For image paths, a practical single-host pattern is to use PyTorch DataLoader only as the parallel input loader. The dataset returns NumPy samples, the collate function stacks them into NumPy batches, and the training loop transfers each batch to JAX:

import cv2
import jax
import numpy as np
from torch.utils.data import DataLoader, Dataset


class JaxClassificationDataset(Dataset):
    def __init__(self, image_paths, labels, transform):
        self.image_paths = image_paths
        self.labels = labels
        self.transform = transform

    def __len__(self):
        return len(self.image_paths)

    def __getitem__(self, idx):
        image = cv2.imread(self.image_paths[idx])
        image = cv2.cvtColor(image, cv2.COLOR_BGR2RGB)
        image = self.transform(image=image)["image"].astype(np.float32)
        label = np.int32(self.labels[idx])
        return image, label


def numpy_collate(batch):
    images, labels = zip(*batch, strict=True)
    return {
        "image": np.stack(images),
        "label": np.asarray(labels, dtype=np.int32),
    }


train_loader = DataLoader(
    JaxClassificationDataset(train_paths, train_labels, train_transform),
    batch_size=32,
    shuffle=True,
    num_workers=4,
    collate_fn=numpy_collate,
    drop_last=True,
)

The model step then receives ordinary JAX arrays. Device transfer happens once per complete batch, not once per sample:

for batch in train_loader:
    batch = jax.tree_util.tree_map(jax.device_put, batch)
    loss, grads = train_step(params, batch["image"], batch["label"])

Custom Training Stacks

Custom runtimes, C++ handoff layers, ONNX training loops, accelerator SDKs, and internal data services use the same contract:

Load or decode the sample into NumPy arrays.
Run one A.Compose policy while the image and targets are still aligned.
Convert the augmented result into your runtime's tensor, buffer, or device format.
Keep batch-level tensor policies after collation when they depend on the framework.

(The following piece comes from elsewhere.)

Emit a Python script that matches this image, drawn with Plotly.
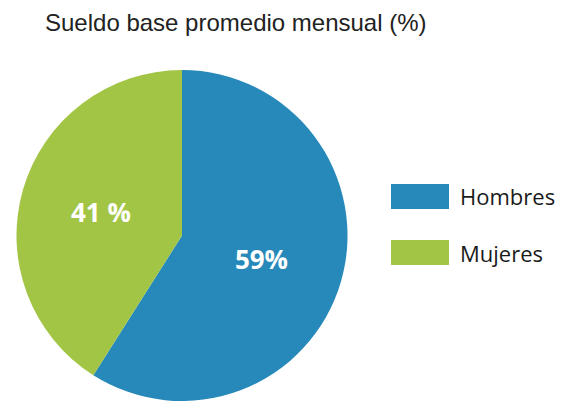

For classification this may only be an image and label. For segmentation, detection, pose, OBB, video, or volumetric workloads, the same pattern keeps all supervised targets synchronized before conversion.

Evidence and Comparisons

Albumentations is designed as the default augmentation layer for real computer vision pipelines, not just for one framework:

Benchmarks show the public performance result pages.
Benchmark Methodology explains what each benchmark regime measures and why training input pipelines should be interpreted separately from isolated tensor operations.
Albumentations vs torchvision covers the PyTorch ecosystem comparison and why Albumentations is usually the main per-sample augmentation policy.
Albumentations vs Kornia explains when tensor-native differentiable augmentation is useful and when Albumentations is the stronger default.
Albumentations vs DALI compares array-first augmentation with graph-based decode and preprocessing pipelines.

Practical Rule

Use Albumentations for the main per-sample augmentation policy when you need speed, broad transform coverage, target-aware correctness, reproducibility, replay, serialization, or framework portability. Convert to PyTorch, TensorFlow/Keras, JAX, or your custom tensor stack after Albumentations has finished updating the sample.